When the Gauls started to return from Italy in about 200 BC, those who escaped from the Romans brought back vast amounts of gold and considerable military experience. Later still, Caesar wrote about how some tribes built mounds of captured booty that could not, under penalty of a horrible death, be used again. I believe that this was yet another evolved system that helped prevent the emergence of warlords gaining  too much wealth and eventually becoming tyrants. It was in the best interests of the tribes that such a measure be put in place. Like any business, if one market fails, its leaders try to find another market. It seems likely that some Britons had already joined the Celtic troops in the Mediterranean, and came back, not just with gold, but with greater knowledge of strategy and tactics. Caesar also tells us that British troops had reinforced the Gauls in just about every campaign in Gaul -- the coin evidence supports this.

Putting all of these threads together, we can see that while one British king hires continental troops to defend his people from a powerful neighbour, without a monetary system, payment can only be through shares in booty. In agricultural lands, such booty can only be in livestock and grain. We can imagine that a continental warrior would be in a similar situation to a visiting artisan, and the benefits would come from patronage. Within as little as one or two generations, the local population would see themselves as part of the same clan or tribe. Some of those who had started as warriors for hire would move upward to become kings or druids with land, tenant farmers and retainers. A warrior could eventually become a king with his own army.

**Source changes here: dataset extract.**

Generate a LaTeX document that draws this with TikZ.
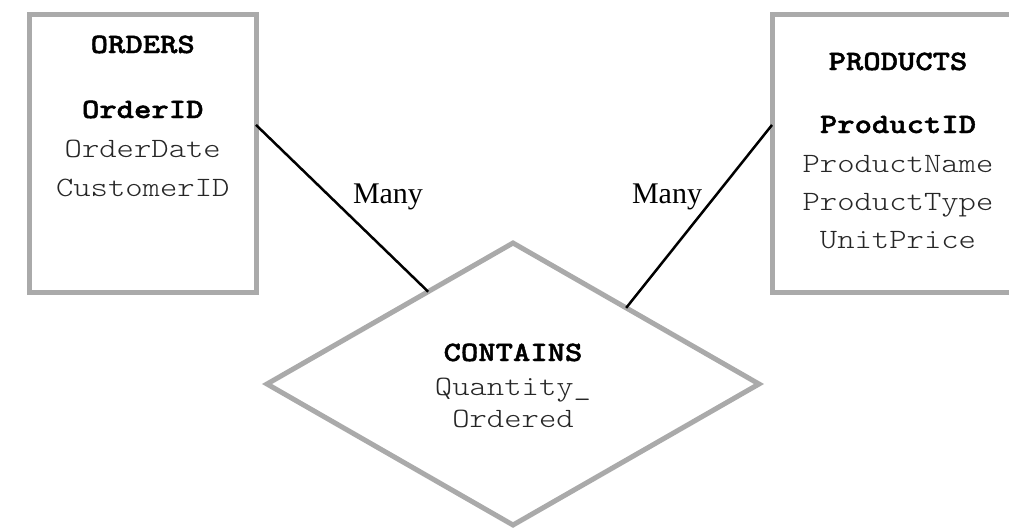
\documentclass[tikz,border=0pt]{standalone}
\usepackage{fontspec}
\setmainfont{Liberation Serif}
% typewriter faces, widened to a Courier-like advance
\newfontfamily\keyface{lmmonolt10-bold.otf}[FakeBold=1.6, FakeStretch=1.18]
\newfontfamily\plainface{lmmonolt10-regular.otf}[FakeStretch=1.18]
\usetikzlibrary{shapes.geometric,calc}
\definecolor{frame}{HTML}{AAAAAA}
\definecolor{attr}{HTML}{262626}
\begin{document}
\begin{tikzpicture}[x=1pt,y=-1pt,
  entity/.style={draw=frame, line width=5pt, rectangle, inner sep=0pt, outer sep=0pt},
  relation/.style={draw=frame, line width=5pt, diamond, inner sep=0pt, outer sep=0pt},
  keyattr/.style={font=\keyface\fontsize{28}{34}\selectfont, anchor=base, inner sep=0pt},
  plainattr/.style={font=\plainface\fontsize{28}{34}\selectfont, text=attr, anchor=base, inner sep=0pt},
  card/.style={font=\fontsize{30}{36}\selectfont, anchor=base, inner sep=0pt},
  link/.style={line width=2.5pt}]
\useasboundingbox (0,0) rectangle (1009,528);
\clip (0,0) rectangle (1009,528);

% entities and the relationship
\node[entity, minimum width=226.5pt, minimum height=277.5pt] (orders) at (142.75,153.25) {};
\node[entity, minimum width=252pt, minimum height=277.5pt] (products) at (898,153.25) {};
\node[relation, minimum width=492pt, minimum height=282pt] (contains) at (513,384) {};

% ORDERS
\node[keyattr] (ordersTitle) at (142.75,53) {ORDERS};
\node[keyattr] (orderId) at (142.75,118) {OrderID};
\node[plainattr] (orderDate) at (142.75,157) {OrderDate};
\node[plainattr] (customerId) at (142.75,196) {CustomerID};

% PRODUCTS
\node[keyattr] (productsTitle) at (898,70) {PRODUCTS};
\node[keyattr] (productId) at (898,133) {ProductID};
\node[plainattr] (productName) at (898,172) {ProductName};
\node[plainattr] (productType) at (898,210) {ProductType};
\node[plainattr] (unitPrice) at (898,248) {UnitPrice};

% CONTAINS
\node[keyattr] (containsTitle) at (513,361) {CONTAINS};
\node[plainattr] (qtyA) at (513,395) {Quantity\_};
\node[plainattr] (qtyB) at (513,427) {Ordered};

% connectors
\coordinate (oEnd) at ($(orders.north east)!0.398!(orders.south east)$);
\coordinate (pEnd) at ($(products.north west)!0.398!(products.south west)$);
\coordinate (cLeft) at ($(contains.north)!0.345!(contains.west)$);
\coordinate (cRight) at ($(contains.north)!0.46!(contains.east)$);
\draw[link] (oEnd) -- (cLeft);
\draw[link] (pEnd) -- (cRight);

% cardinalities
\node[card] (manyLeft) at (388,203) {Many};
\node[card] (manyRight) at (667,203) {Many};
\end{tikzpicture}
\end{document}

Contrary to what Simon James says, we cannot know if, or how much, the Britons came to call themselves Celts. Mostly, whether in Britain or the continent, the people would refer to themselves by their tribal or clan names, but perhaps Celt was a term reserved for cultural and philosophical discussion, just as Caesar had used the word druid  in the ethnographic book of his commentaries.

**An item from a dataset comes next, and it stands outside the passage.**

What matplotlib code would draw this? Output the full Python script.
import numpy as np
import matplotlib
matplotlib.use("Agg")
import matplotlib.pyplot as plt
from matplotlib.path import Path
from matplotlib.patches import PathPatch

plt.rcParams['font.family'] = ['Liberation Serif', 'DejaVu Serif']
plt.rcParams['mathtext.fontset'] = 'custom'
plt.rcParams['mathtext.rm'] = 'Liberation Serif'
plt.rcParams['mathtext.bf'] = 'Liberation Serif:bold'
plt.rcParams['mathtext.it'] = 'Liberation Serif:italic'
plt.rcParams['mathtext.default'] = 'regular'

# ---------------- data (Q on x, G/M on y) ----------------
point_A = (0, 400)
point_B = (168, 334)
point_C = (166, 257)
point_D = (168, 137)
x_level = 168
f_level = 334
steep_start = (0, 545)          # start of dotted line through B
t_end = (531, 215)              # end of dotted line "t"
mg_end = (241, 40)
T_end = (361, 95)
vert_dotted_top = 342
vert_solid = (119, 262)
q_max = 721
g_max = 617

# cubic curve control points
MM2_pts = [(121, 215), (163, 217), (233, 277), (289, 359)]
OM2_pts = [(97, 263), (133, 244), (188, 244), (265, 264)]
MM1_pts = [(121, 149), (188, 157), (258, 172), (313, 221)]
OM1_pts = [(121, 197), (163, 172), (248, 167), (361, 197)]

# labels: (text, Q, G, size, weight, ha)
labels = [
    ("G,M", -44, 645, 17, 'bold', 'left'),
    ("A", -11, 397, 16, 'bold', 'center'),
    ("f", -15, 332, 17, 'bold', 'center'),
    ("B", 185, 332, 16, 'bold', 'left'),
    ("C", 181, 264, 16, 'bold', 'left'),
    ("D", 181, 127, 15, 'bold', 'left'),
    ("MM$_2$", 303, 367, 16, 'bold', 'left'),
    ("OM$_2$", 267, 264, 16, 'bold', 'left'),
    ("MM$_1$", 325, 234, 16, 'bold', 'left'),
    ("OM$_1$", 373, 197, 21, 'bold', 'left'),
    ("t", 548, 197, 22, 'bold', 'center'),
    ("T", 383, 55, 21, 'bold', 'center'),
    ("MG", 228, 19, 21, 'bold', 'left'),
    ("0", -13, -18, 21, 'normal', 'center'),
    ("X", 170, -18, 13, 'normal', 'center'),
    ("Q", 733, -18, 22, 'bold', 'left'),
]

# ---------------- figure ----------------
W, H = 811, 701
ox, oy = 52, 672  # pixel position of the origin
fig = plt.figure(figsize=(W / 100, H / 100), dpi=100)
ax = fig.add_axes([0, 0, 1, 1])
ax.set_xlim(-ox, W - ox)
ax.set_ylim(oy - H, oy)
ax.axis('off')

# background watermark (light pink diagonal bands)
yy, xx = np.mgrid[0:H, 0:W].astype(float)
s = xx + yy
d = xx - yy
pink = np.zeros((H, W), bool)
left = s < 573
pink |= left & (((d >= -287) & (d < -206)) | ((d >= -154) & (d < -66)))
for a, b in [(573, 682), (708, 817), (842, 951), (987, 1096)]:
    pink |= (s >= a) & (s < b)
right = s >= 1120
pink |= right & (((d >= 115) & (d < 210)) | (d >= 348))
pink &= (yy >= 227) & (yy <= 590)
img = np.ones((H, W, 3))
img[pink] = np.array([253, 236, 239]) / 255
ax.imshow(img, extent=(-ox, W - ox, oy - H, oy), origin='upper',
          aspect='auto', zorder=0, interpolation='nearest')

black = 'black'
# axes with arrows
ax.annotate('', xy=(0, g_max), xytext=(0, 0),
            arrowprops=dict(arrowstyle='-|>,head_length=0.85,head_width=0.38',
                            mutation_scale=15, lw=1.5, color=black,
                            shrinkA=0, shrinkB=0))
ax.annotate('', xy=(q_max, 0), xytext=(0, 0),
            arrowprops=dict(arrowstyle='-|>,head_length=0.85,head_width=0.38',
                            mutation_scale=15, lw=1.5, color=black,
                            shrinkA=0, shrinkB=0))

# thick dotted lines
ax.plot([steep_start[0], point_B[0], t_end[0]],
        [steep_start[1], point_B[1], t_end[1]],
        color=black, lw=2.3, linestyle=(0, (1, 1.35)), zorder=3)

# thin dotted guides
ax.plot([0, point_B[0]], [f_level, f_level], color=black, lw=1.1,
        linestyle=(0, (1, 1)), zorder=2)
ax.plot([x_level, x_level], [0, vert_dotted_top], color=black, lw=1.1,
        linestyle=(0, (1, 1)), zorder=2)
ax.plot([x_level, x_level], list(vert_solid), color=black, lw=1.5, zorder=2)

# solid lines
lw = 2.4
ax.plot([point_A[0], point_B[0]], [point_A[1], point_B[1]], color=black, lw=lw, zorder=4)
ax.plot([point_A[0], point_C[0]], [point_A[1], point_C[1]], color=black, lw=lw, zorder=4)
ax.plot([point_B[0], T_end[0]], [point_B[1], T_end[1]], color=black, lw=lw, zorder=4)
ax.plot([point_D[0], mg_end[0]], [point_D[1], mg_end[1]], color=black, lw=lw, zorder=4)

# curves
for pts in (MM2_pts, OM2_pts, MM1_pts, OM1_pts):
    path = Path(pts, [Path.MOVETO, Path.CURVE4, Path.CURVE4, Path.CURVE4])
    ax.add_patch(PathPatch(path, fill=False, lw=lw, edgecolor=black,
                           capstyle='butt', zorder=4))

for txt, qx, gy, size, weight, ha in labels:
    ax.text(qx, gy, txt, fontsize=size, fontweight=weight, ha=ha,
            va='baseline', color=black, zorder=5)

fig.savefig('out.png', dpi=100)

It is not just matters of farming, ranching and conflict that worked, in synergy, to create the British La Tène Celtic culture but we know, from late inscriptions, that religious matters, even local deities were all absorbed into the Celtic ethos. John Rhys, in the nineteenth century, mentioned the vast number of Celtic equivalents to the Roman god Mars. Some have imagined that different deity names refers to different aspects of a war god, but there are just too many names for that to be possible. Instead,  it would seem that the Celts understood much of what Joseph Campbell has labelled as mythogenic zones. We also know that the later later Celtic festivals are evidenced in Neolithic alignments as early as five thousand years ago -- long before anyone could be identified as Celtic. The Celts managed to place themselves within many societies and acculturation is a two-way street. If, or how much, the Iron Age Britons called themselves Celts can never be securely established. It is usual for us to use the term today, but labelling is unimportant -- call a duck anything you like, it will still quack. The similarities between the Britons and the Gauls in the Iron Age are just too numerous to deny any cultural unity and the differences are few and negligible -- mostly due to environmental differences and not even specific to the Iron Age.